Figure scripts
— start —

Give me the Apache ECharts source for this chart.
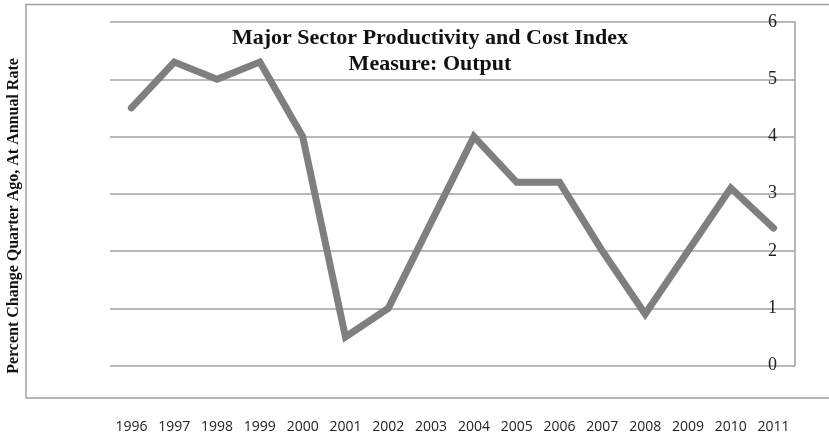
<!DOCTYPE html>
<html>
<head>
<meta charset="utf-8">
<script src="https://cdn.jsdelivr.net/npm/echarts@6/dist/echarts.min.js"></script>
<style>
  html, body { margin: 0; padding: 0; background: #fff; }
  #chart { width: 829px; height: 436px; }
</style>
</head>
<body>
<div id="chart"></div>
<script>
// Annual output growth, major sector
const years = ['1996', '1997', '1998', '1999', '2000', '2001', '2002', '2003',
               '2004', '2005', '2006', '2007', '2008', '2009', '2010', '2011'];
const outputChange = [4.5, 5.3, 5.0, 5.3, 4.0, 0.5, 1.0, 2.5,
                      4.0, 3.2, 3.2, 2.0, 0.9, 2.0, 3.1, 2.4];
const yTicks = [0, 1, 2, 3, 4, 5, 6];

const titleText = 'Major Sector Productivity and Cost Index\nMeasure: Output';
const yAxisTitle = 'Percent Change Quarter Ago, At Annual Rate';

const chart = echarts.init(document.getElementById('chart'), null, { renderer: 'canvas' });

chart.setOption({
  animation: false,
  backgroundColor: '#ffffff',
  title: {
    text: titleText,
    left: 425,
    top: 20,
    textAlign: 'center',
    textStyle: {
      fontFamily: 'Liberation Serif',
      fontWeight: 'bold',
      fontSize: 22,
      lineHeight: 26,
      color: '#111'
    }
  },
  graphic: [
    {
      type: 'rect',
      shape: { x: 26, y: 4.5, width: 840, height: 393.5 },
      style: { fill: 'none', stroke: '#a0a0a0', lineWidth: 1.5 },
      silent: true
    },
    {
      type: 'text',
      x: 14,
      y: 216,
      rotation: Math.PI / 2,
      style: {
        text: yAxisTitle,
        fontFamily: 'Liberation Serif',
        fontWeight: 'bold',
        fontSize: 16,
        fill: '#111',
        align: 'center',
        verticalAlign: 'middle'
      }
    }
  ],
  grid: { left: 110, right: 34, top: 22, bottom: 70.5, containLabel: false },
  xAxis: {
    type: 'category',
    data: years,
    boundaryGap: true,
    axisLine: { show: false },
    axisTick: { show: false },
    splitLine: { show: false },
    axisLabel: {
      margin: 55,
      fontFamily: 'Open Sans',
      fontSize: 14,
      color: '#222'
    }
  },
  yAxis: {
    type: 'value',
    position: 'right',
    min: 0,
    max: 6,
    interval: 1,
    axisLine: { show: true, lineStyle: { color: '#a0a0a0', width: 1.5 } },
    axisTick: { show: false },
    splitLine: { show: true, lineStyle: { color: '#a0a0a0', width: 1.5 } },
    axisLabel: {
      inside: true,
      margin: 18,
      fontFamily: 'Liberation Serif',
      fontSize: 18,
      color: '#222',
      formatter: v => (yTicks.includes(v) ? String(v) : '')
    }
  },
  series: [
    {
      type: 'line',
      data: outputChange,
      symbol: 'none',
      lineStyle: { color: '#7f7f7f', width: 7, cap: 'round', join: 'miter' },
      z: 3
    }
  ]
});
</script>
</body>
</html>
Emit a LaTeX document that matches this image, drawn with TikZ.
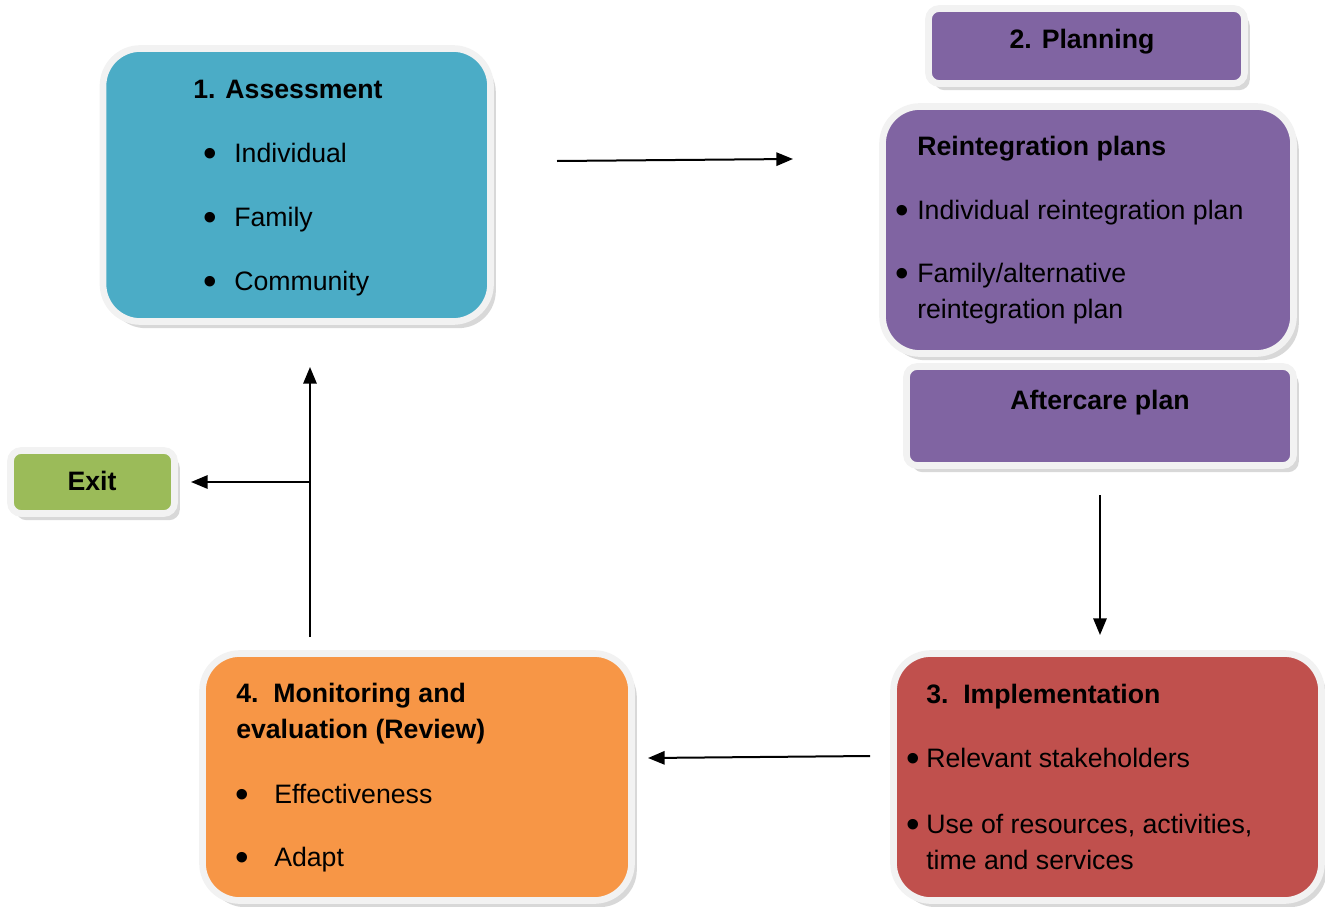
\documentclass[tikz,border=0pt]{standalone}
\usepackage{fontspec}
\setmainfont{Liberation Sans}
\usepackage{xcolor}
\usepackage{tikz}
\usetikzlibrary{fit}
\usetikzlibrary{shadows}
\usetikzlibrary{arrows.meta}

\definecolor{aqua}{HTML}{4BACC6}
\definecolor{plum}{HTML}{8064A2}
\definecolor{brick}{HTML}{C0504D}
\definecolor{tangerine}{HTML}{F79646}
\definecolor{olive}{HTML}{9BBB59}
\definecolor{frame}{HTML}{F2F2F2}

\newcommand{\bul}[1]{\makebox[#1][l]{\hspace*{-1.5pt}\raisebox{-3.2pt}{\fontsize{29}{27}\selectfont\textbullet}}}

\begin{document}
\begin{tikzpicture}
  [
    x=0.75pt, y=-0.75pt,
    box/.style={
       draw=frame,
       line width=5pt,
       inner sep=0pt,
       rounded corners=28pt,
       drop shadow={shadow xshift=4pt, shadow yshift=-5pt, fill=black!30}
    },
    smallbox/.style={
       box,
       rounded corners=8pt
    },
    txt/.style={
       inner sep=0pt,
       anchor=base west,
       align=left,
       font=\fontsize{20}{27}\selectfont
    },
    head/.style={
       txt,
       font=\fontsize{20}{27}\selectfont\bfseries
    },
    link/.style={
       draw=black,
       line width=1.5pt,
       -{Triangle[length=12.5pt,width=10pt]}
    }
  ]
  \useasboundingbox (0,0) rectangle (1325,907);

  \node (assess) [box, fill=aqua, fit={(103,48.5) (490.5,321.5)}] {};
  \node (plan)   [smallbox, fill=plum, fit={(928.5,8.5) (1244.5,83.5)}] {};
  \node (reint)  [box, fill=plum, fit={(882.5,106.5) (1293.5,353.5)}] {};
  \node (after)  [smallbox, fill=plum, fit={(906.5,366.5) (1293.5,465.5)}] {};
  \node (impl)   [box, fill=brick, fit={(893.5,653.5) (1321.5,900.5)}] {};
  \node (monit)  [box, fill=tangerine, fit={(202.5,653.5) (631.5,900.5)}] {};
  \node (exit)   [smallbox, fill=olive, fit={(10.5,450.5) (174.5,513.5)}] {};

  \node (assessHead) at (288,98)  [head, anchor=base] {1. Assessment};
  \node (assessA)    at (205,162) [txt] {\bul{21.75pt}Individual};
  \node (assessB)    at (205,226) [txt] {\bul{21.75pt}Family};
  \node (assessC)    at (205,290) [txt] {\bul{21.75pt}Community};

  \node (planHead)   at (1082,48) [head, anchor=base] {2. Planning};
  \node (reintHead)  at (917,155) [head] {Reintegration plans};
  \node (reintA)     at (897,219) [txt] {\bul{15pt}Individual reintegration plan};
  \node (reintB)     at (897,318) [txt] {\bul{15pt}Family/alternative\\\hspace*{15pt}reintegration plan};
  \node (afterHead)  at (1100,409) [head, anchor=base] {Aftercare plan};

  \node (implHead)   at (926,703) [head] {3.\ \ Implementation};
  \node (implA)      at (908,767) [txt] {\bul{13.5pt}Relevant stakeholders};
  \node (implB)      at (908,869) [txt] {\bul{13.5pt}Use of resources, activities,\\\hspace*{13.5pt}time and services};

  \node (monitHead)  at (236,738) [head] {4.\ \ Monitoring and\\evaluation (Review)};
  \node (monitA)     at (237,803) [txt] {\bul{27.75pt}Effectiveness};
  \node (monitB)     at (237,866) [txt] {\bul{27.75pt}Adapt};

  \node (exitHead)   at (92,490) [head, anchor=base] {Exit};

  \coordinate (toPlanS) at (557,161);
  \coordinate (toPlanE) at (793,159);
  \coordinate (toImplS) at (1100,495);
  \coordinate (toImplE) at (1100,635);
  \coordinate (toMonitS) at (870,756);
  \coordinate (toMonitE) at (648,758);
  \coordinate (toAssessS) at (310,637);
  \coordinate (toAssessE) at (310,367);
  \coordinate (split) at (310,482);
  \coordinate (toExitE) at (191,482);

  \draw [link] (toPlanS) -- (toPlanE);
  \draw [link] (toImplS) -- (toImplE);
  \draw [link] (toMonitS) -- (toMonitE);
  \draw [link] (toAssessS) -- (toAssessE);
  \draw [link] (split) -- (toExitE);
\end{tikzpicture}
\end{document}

— end —

Which lines of the material contain the string "this"? List each of them.

* Written answer *
Give me the Apache ECharts source for this chart.
Emit a LaTeX document that matches this image, drawn with TikZ.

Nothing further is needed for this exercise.